Mubadalah.id – Tokoh cemerlang dalam dunia keilmuan Islam ialah Ibnu Hazm dari Andalusia. Para ahli fiqh mengenalnya sebagai ahli fiqh literalis (zhahiri).
Buku Ibnu Hazm yang terkenal tentang fiqh zhahiri ialah Al-Muhalla. Namun, sesungguhnya ia juga seorang teolog, pemikir bebas, dan sastrawan besar. Ia sangatlah produktif. Karyanya konon mencapai 400 judul buku.
Pengetahuan Ibnu Hazm yang multidimensi itu ia peroleh pertama-tama dari para perempuan. Dari mereka, ia belajar membaca al-Qur’an sekaligus menghafalnya, menulis, dan memperoleh sejumlah ilmu pengetahuan dasar.
Dalam bukunya, Thauq al-Hamamah (Kalung Merpati), Ibnu Hazm menceritakan:
“Aku sering bertatap muka dengan para perempuan dan aku mengetahui banyak rahasia mereka, karena aku dididik di pangkuan mereka.”
“Kemudian, aku tumbuh besar di tangan mereka. Aku tak mengenal laki-laki kecuali setelah aku menjadi dewasa. Para perempuanlah yang mengajariku al-Qur’an, puisi-puisi, dan kaligrafi.”
Khadijah binti Suhnun
Ada pula Khadijah binti Sahnun. Nama lengkapnya ialah Khadijah binti al-Imam Abdussalam Sahnun bin Sa’id at-Tanukhi. Ia lahir di Qairawan, Tunisia, pada 160 H. Ia adalah perempuan ulama.
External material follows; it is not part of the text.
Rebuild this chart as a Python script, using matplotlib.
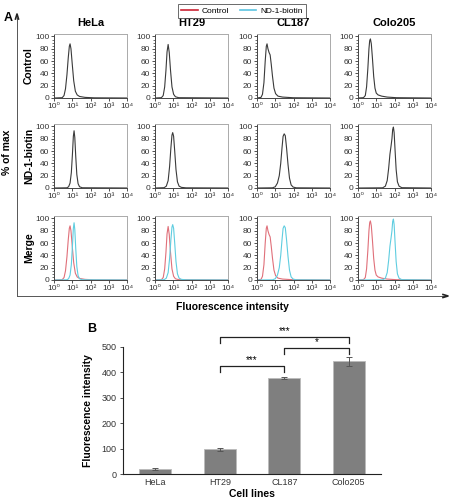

Al-Imam al-Qadhi Iyadh (w. 1149 M), penulis kitab Asy-Syifa, menulis dalam buku Tartib al-Muluk wa Tartib al-Masalik fi Ma’rifah A’lam Madzhab Malik:
“Khadijah binti Sahnun adalah perempuan ulama, cendekia, cerdas, dan pribadi yang indah. Pengetahuan agamanya sangatlah luas, bahkan mengungguli kebanyakan ulama laki-laki. Ia memberi fatwa keagamaan dan melakukan advokasi-advokasi sosial-kemanusiaan.”
Khadijah bukan hanya memperoleh pengetahuan keagamaan yang luas, melainkan juga kepribadian yang luhur: rendah hati, santun, pemurah, dan religius.
Popularitasnya sebagai perempuan ulama sangatlah menonjol. Ayahnya, Sahnun, adalah seorang hakim Mahkamah Agung. Konon, sang ayah selalu meminta pertimbangan dan pendapat putrinya yang cerdas itu, sebelum ia mengetukkan palu di pengadilan.
Lalu, nama ulama perempuan lain yang juga cemerlang ialah Zainab binti Sulaiman bin Ibrahim (w.705 H). Ia adalah guru dari Syekh Taqiyuddin as-Subki, penulis kitab ushul fiqh populer, Jam’u al-Jawami’.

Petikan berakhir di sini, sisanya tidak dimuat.